[START OF MATERIAL FOR THIS TASK]

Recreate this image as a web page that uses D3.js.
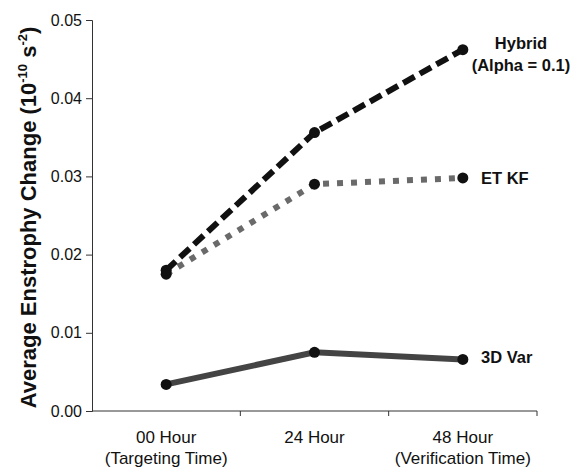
<!DOCTYPE html>
<html>
<head>
<meta charset="utf-8">
<script src="https://cdn.jsdelivr.net/npm/d3@7"></script>
<style>
  body { margin: 0; background: #fff; }
  svg { font-family: "Liberation Sans", Arial, sans-serif; }
</style>
</head>
<body>
<div id="vis-holder"></div>
<script>
// Categories and values
const categories = ["00 Hour", "24 Hour", "48 Hour"];
const subLabels = ["(Targeting Time)", "", "(Verification Time)"];
const hybrid = [0.0180, 0.0356, 0.0462];
const etkf = [0.0175, 0.0290, 0.0298];
const var3d = [0.0034, 0.0075, 0.0066];
const yTicks = [0, 0.01, 0.02, 0.03, 0.04, 0.05];

const width = 576, height = 469;
const margin = { top: 20, right: 39, bottom: 58, left: 92 };

const svg = d3.select("#vis-holder")
  .append("svg")
  .attr("width", width)
  .attr("height", height);

const x = d3.scaleBand()
  .domain(categories)
  .range([margin.left, width - margin.right]);

const y = d3.scaleLinear()
  .domain([0, 0.05])
  .range([height - margin.bottom, margin.top]);

const cx = (i) => x(categories[i]) + x.bandwidth() / 2;

// Y axis
svg.append("g")
  .attr("transform", `translate(${margin.left},0)`)
  .call(d3.axisLeft(y).tickValues(yTicks).tickFormat(d3.format(".2f")).tickSize(6).tickPadding(4))
  .call((g) => g.select(".domain").attr("stroke", "#333"))
  .call((g) => g.selectAll(".tick line").attr("stroke", "#333"))
  .call((g) => g.selectAll("text").attr("font-size", "16px").attr("fill", "#111"));

// X axis: ticks at band boundaries
const xBottom = height - margin.bottom;
svg.append("line")
  .attr("x1", margin.left).attr("x2", width - margin.right)
  .attr("y1", xBottom).attr("y2", xBottom)
  .attr("stroke", "#333");
categories.forEach((c, i) => {
  const bx = x(c) + x.bandwidth();
  svg.append("line")
    .attr("x1", bx).attr("x2", bx)
    .attr("y1", xBottom).attr("y2", xBottom + 5)
    .attr("stroke", "#333");
  svg.append("text")
    .attr("x", cx(i)).attr("y", xBottom + 32)
    .attr("text-anchor", "middle")
    .attr("font-size", "17px").attr("fill", "#111")
    .text(c);
  svg.append("text")
    .attr("x", cx(i)).attr("y", xBottom + 53)
    .attr("text-anchor", "middle")
    .attr("font-size", "17px").attr("fill", "#111")
    .text(subLabels[i]);
});

// Y axis title
const yTitle = svg.append("text")
  .attr("transform", `translate(36,${(margin.top + xBottom) / 2 + 2}) rotate(-90)`)
  .attr("text-anchor", "middle")
  .attr("font-size", "22px").attr("font-weight", "bold").attr("fill", "#111");
yTitle.append("tspan").text("Average Enstrophy Change (10");
yTitle.append("tspan").attr("dy", -9).attr("font-size", "13px").text("-10");
yTitle.append("tspan").attr("dy", 9).text(" s");
yTitle.append("tspan").attr("dy", -9).attr("font-size", "13px").text("-2");
yTitle.append("tspan").attr("dy", 9).text(")");

const line = d3.line().x((d, i) => cx(i)).y((d) => y(d));

const series = [
  { name: "3D Var", values: var3d, stroke: "#444", dash: null },
  { name: "ET KF", values: etkf, stroke: "#6a6a6a", dash: "6,8" },
  { name: "Hybrid", values: hybrid, stroke: "#111", dash: "13,6" }
];

series.forEach((s) => {
  svg.append("path")
    .datum(s.values)
    .attr("d", line)
    .attr("fill", "none")
    .attr("stroke", s.stroke)
    .attr("stroke-width", 6)
    .attr("stroke-dasharray", s.dash);
  svg.selectAll(null)
    .data(s.values)
    .enter()
    .append("circle")
    .attr("cx", (d, i) => cx(i))
    .attr("cy", (d) => y(d))
    .attr("r", 5.5)
    .attr("fill", "#111");
});

// Series labels
const lab = (txt, xx, yy, anchor) => svg.append("text")
  .attr("x", xx).attr("y", yy)
  .attr("text-anchor", anchor)
  .attr("font-size", "16.5px").attr("font-weight", "bold").attr("fill", "#111")
  .text(txt);
lab("Hybrid", 521, 49, "middle");
lab("(Alpha = 0.1)", 521, 71, "middle");
lab("ET KF", 481, 184, "start");
lab("3D Var", 481, 363, "start");
</script>
</body>
</html>
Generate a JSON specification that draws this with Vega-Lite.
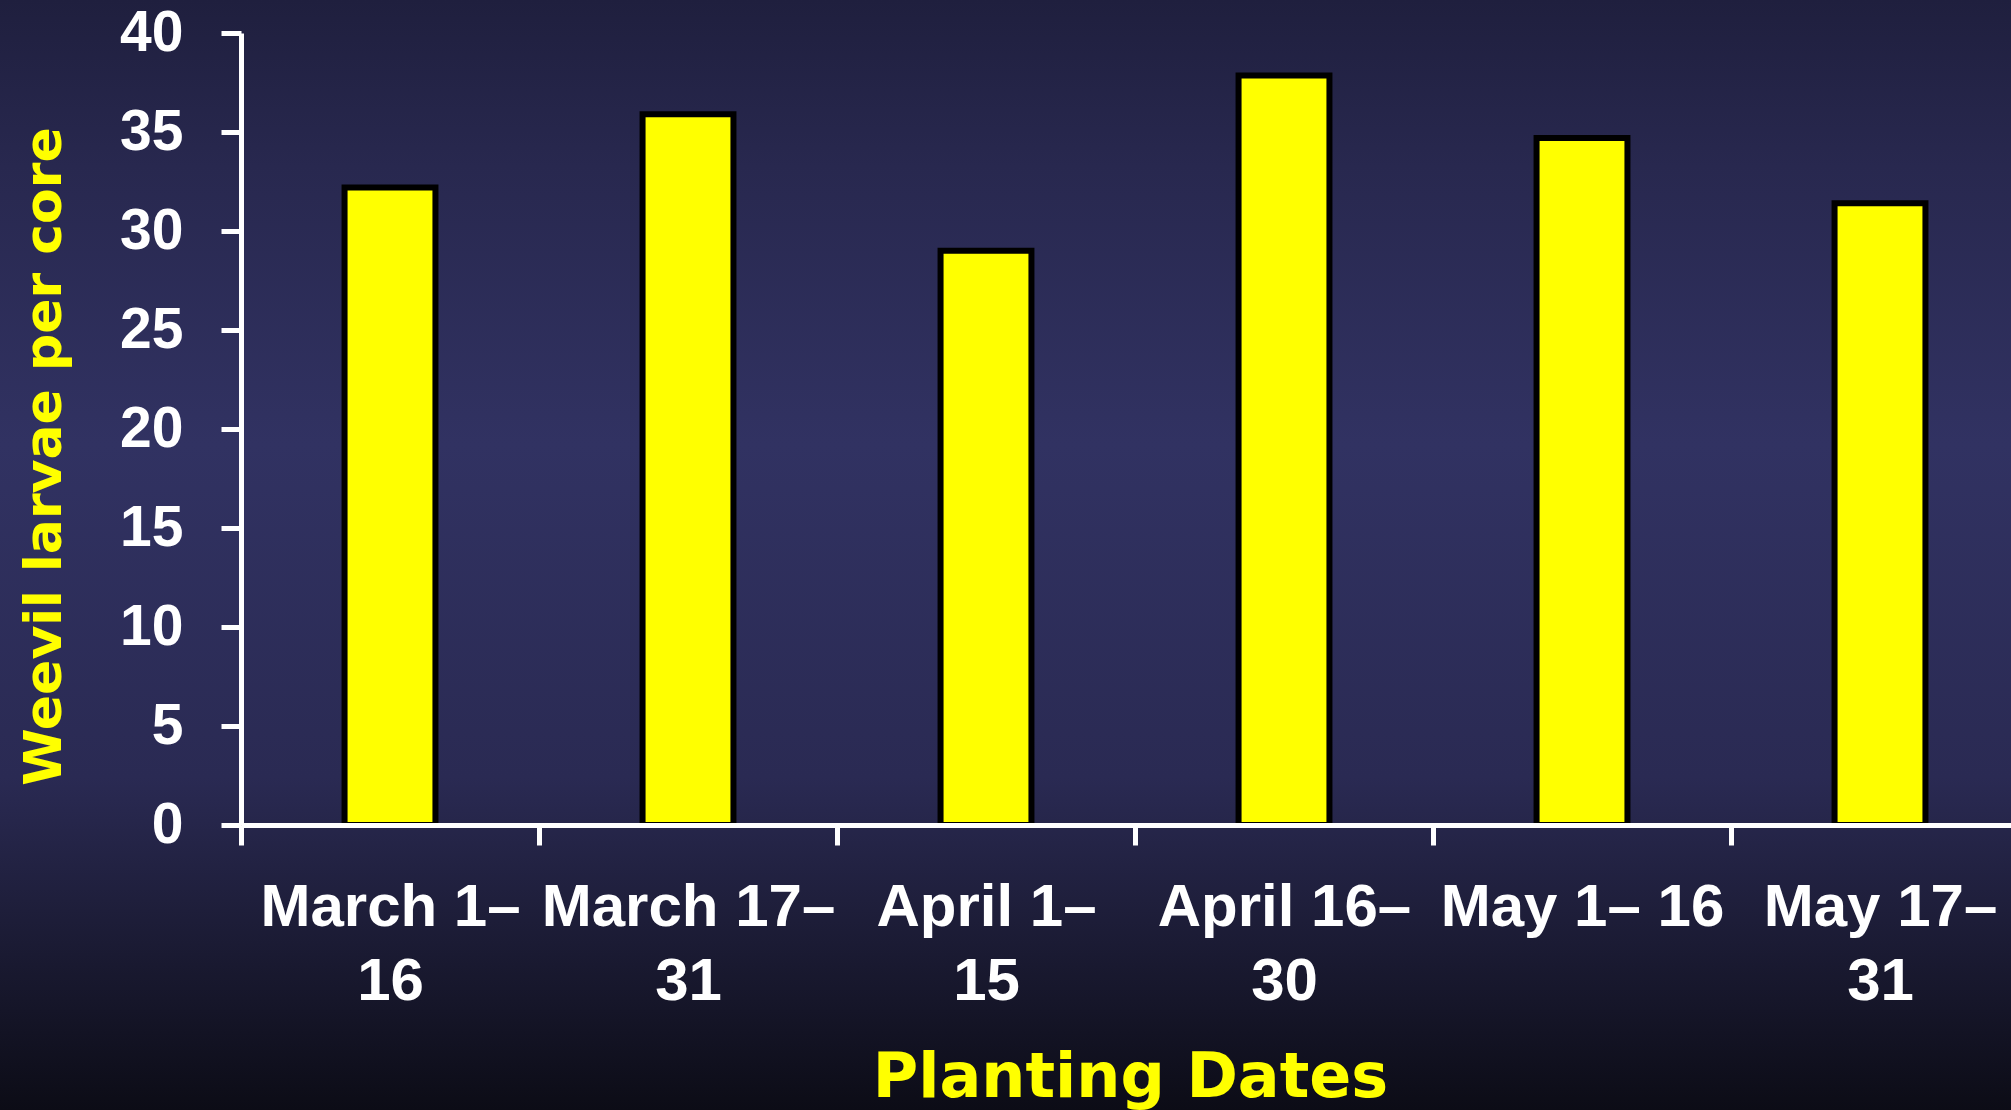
{
  "$schema": "https://vega.github.io/schema/vega-lite/v6.json",
  "width": 2011,
  "height": 1110,
  "padding": 0,
  "autosize": {"type": "none"},
  "background": "#1c1c38",
  "view": {
    "stroke": null,
    "fill": {
      "gradient": "linear",
      "x1": 0, "y1": 0, "x2": 0, "y2": 1,
      "stops": [
        {"offset": 0, "color": "#1f1f3e"},
        {"offset": 0.15, "color": "#28284f"},
        {"offset": 0.4, "color": "#313262"},
        {"offset": 0.7, "color": "#2a2a53"},
        {"offset": 0.85, "color": "#1b1b34"},
        {"offset": 1, "color": "#0c0c16"}
      ]
    }
  },
  "data": {
    "values": [
      {"date": "March 1–|16", "value": 32.2},
      {"date": "March 17–|31", "value": 35.9},
      {"date": "April 1–|15", "value": 29.0},
      {"date": "April 16–|30", "value": 37.85},
      {"date": "May 1– 16", "value": 34.7},
      {"date": "May 17–|31", "value": 31.4}
    ]
  },
  "mark": {"type": "bar", "fill": "#ffff00", "stroke": "#000000", "strokeWidth": 6, "width": {"band": 0.305}},
  "encoding": {
    "x": {
      "field": "date",
      "type": "nominal",
      "sort": null,
      "scale": {"range": [241, 2029], "paddingInner": 0, "paddingOuter": 0},
      "axis": {
        "orient": "bottom",
        "offset": -285,
        "zindex": 1,
        "domain": true,
        "domainColor": "#ffffff",
        "domainWidth": 5,
        "ticks": true,
        "tickBand": "extent",
        "tickSize": 20,
        "tickWidth": 5,
        "tickColor": "#ffffff",
        "grid": false,
        "labelAngle": 0,
        "labelExpr": "split(datum.label, '|')",
        "labelFont": "Liberation Sans",
        "labelFontWeight": "bold",
        "labelFontSize": 60,
        "labelColor": "#ffffff",
        "labelBaseline": "top",
        "labelLineHeight": 74,
        "labelPadding": 33,
        "labelLimit": 0,
        "labelOverlap": false,
        "labelBound": false,
        "title": "Planting Dates",
        "titleFont": "DejaVu Sans",
        "titleFontWeight": "bold",
        "titleFontSize": 62,
        "titleColor": "#ffff00",
        "titleX": 1130,
        "titleY": 271,
        "titleBaseline": "alphabetic",
        "titleAlign": "center"
      }
    },
    "y": {
      "field": "value",
      "type": "quantitative",
      "scale": {"domain": [0, 40], "range": [825, 33], "nice": false, "zero": true},
      "axis": {
        "orient": "left",
        "offset": -241,
        "zindex": 1,
        "values": [0, 5, 10, 15, 20, 25, 30, 35, 40],
        "domain": true,
        "domainColor": "#ffffff",
        "domainWidth": 5,
        "tickSize": 20,
        "tickWidth": 5,
        "tickColor": "#ffffff",
        "grid": false,
        "labelFont": "Liberation Sans",
        "labelFontWeight": "bold",
        "labelFontSize": 57,
        "labelColor": "#ffffff",
        "labelPadding": 38,
        "labelBaseline": "middle",
        "labelOverlap": false,
        "labelBound": false,
        "title": "Weevil larvae per core",
        "titleFont": "DejaVu Sans",
        "titleFontWeight": "bold",
        "titleFontSize": 52,
        "titleColor": "#ffff00",
        "titleAngle": 270,
        "titleX": -181,
        "titleY": 456,
        "titleBaseline": "alphabetic",
        "titleAlign": "center"
      }
    },
    "y2": {"datum": 0}
  }
}
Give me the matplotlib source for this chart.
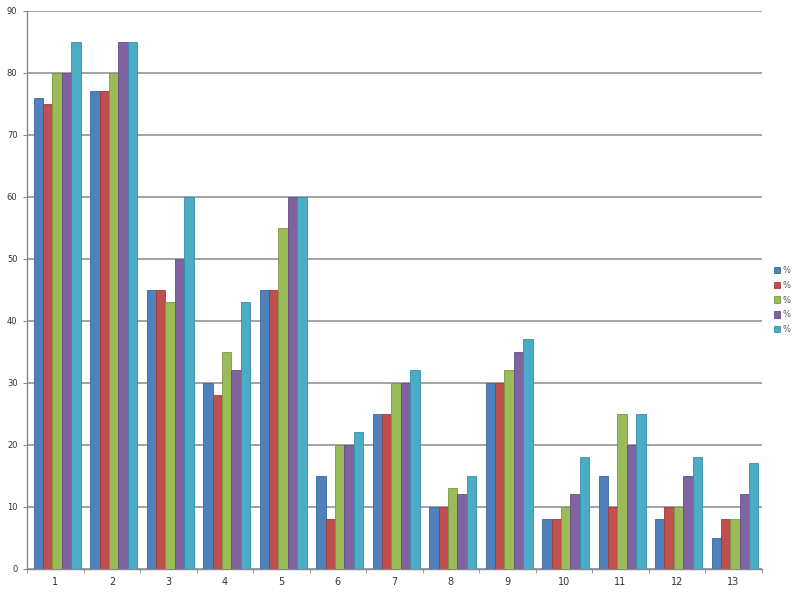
import matplotlib
matplotlib.use("Agg")
import matplotlib.pyplot as plt
import numpy as np

categories = ["1", "2", "3", "4", "5", "6", "7", "8", "9", "10", "11", "12", "13"]
series_labels = ["%", "%", "%", "%", "%"]
s1 = [76, 77, 45, 30, 45, 15, 25, 10, 30, 8, 15, 8, 5]
s2 = [75, 77, 45, 28, 45, 8, 25, 10, 30, 8, 10, 10, 8]
s3 = [80, 80, 43, 35, 55, 20, 30, 13, 32, 10, 25, 10, 8]
s4 = [80, 85, 50, 32, 60, 20, 30, 12, 35, 12, 20, 15, 12]
s5 = [85, 85, 60, 43, 60, 22, 32, 15, 37, 18, 25, 18, 17]
series = [s1, s2, s3, s4, s5]
colors = ["#4F81BD", "#C0504D", "#9BBB59", "#8064A2", "#4BACC6"]
edges = ["#3A6798", "#9E3B38", "#7C9843", "#644D84", "#3690A8"]

fig = plt.figure(figsize=(8, 6), dpi=100)
ax = fig.add_axes([0.034, 0.052, 0.918, 0.930])

x = np.arange(len(categories))
w = 0.166
for i, (vals, c, ec, lab) in enumerate(zip(series, colors, edges, series_labels)):
    ax.bar(x + (i - 2) * w + 0.03, vals, width=w, color=c, edgecolor=ec, linewidth=0.6,
           label=lab, zorder=3)

ax.set_xlim(-0.5, len(categories) - 0.5)
ax.set_ylim(0, 90)
ax.set_yticks(np.arange(0, 91, 10))
ax.set_yticklabels([str(v) for v in range(0, 91, 10)], fontsize=6, color="#333333")
ax.set_xticks(x)
ax.set_xticklabels(categories, fontsize=7, color="#333333")
ax.set_xticks(np.arange(-0.5, len(categories), 1), minor=True)
ax.tick_params(axis="x", which="major", length=0, pad=6)
ax.tick_params(axis="x", which="minor", length=3, color="#888888")
ax.tick_params(axis="y", length=3, color="#888888", pad=4)
ax.yaxis.grid(True, color="#8a8a8a", linewidth=1.1, zorder=0)
ax.set_axisbelow(True)
for s in ["top", "right"]:
    ax.spines[s].set_visible(False)
for s in ["left", "bottom"]:
    ax.spines[s].set_color("#888888")
    ax.spines[s].set_linewidth(1.0)

leg = fig.legend(loc="center left", bbox_to_anchor=(0.962, 0.50), frameon=False,
                 fontsize=6, handlelength=0.8, handleheight=0.8,
                 handletextpad=0.3, labelspacing=0.7, borderpad=0)
for t in leg.get_texts():
    t.set_color("#555555")

fig.savefig("out.png", dpi=100)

[END OF MATERIAL FOR THIS TASK]

• **WHAT YOU ARE ASKED TO DO**: Output only these lines, word for word: the line containing "Give me the matplotlib source for this chart." and every line after it through the last line of the data. Omit the pictures.

• **FINISHED EXERCISE**:
Give me the matplotlib source for this chart.
import matplotlib
matplotlib.use("Agg")
import matplotlib.pyplot as plt
import numpy as np

categories = ["1", "2", "3", "4", "5", "6", "7", "8", "9", "10", "11", "12", "13"]
series_labels = ["%", "%", "%", "%", "%"]
s1 = [76, 77, 45, 30, 45, 15, 25, 10, 30, 8, 15, 8, 5]
s2 = [75, 77, 45, 28, 45, 8, 25, 10, 30, 8, 10, 10, 8]
s3 = [80, 80, 43, 35, 55, 20, 30, 13, 32, 10, 25, 10, 8]
s4 = [80, 85, 50, 32, 60, 20, 30, 12, 35, 12, 20, 15, 12]
s5 = [85, 85, 60, 43, 60, 22, 32, 15, 37, 18, 25, 18, 17]
series = [s1, s2, s3, s4, s5]
colors = ["#4F81BD", "#C0504D", "#9BBB59", "#8064A2", "#4BACC6"]
edges = ["#3A6798", "#9E3B38", "#7C9843", "#644D84", "#3690A8"]

fig = plt.figure(figsize=(8, 6), dpi=100)
ax = fig.add_axes([0.034, 0.052, 0.918, 0.930])

x = np.arange(len(categories))
w = 0.166
for i, (vals, c, ec, lab) in enumerate(zip(series, colors, edges, series_labels)):
    ax.bar(x + (i - 2) * w + 0.03, vals, width=w, color=c, edgecolor=ec, linewidth=0.6,
           label=lab, zorder=3)

ax.set_xlim(-0.5, len(categories) - 0.5)
ax.set_ylim(0, 90)
ax.set_yticks(np.arange(0, 91, 10))
ax.set_yticklabels([str(v) for v in range(0, 91, 10)], fontsize=6, color="#333333")
ax.set_xticks(x)
ax.set_xticklabels(categories, fontsize=7, color="#333333")
ax.set_xticks(np.arange(-0.5, len(categories), 1), minor=True)
ax.tick_params(axis="x", which="major", length=0, pad=6)
ax.tick_params(axis="x", which="minor", length=3, color="#888888")
ax.tick_params(axis="y", length=3, color="#888888", pad=4)
ax.yaxis.grid(True, color="#8a8a8a", linewidth=1.1, zorder=0)
ax.set_axisbelow(True)
for s in ["top", "right"]:
    ax.spines[s].set_visible(False)
for s in ["left", "bottom"]:
    ax.spines[s].set_color("#888888")
    ax.spines[s].set_linewidth(1.0)

leg = fig.legend(loc="center left", bbox_to_anchor=(0.962, 0.50), frameon=False,
                 fontsize=6, handlelength=0.8, handleheight=0.8,
                 handletextpad=0.3, labelspacing=0.7, borderpad=0)
for t in leg.get_texts():
    t.set_color("#555555")

fig.savefig("out.png", dpi=100)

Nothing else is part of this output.